For larger subsets spanning multiple chunks this isn't an issue as it quickly becomes network bandwidth limited. With the exception of the end of a download where as threads finish downloading, you're stuck waiting for the last few threads to finish up with network bandwidth to spare.
The s3fs cat_file function does take range input parameters but as far as I could tell they weren't being used.
For my use case, I overwrote the s3fs function to always check the size of the file being downloaded and chunk the download with range requests if it was over a certain size. Even with this additional logic slowing down all other requests for metadata etc, it cut down the ~5 minute download to 20s.

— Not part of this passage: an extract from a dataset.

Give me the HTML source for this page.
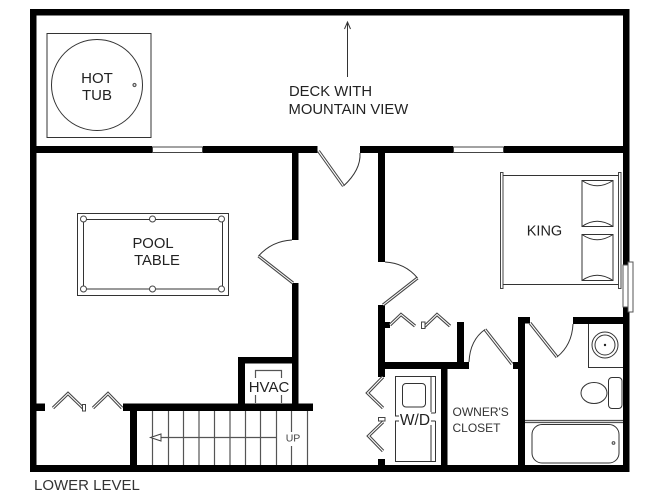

I initialized a mfdataset like this
link
def load_zarr_datasets(forcing_vars: list[str] = None) -> xr.Dataset:
if not forcing_vars:
forcing_vars = ["lwdown", "precip", "psfc", "q2d", "swdown", "t2d", "u2d", "v2d"]
# if a LocalCluster is not already running, start one
try:
client = Client.current()
except ValueError:
cluster = LocalCluster()
client = Client(cluster)
s3_urls = [
f"s3://noaa-nwm-retrospective-3-0-pds/CONUS/zarr/forcing/{var}.zarr"
for var in forcing_vars
]
# default cache is readahead which is detrimental to performance in this case
fs = S3ParallelFileSystem(anon=True, default_cache_type="none") # default_block_size
s3_stores = [s3fs.S3Map(url, s3=fs) for url in s3_urls]
dataset = xr.open_mfdataset(s3_stores, parallel=True, engine="zarr", cache=True)
return dataset
and save it like this
client = Client.current()
future = client.compute(dataset.to_netcdf(temp_path, compute=False))
# Display progress bar
progress(future)
future.result()
This may just be a workaround for the real solution of rechunking the data into smaller pieces, but I'm not really able to do that. At the very least I hope this is useful to save someone else some time if they come across the same issue.
Happy to expand on this with more info, tests, and examples if it's useful?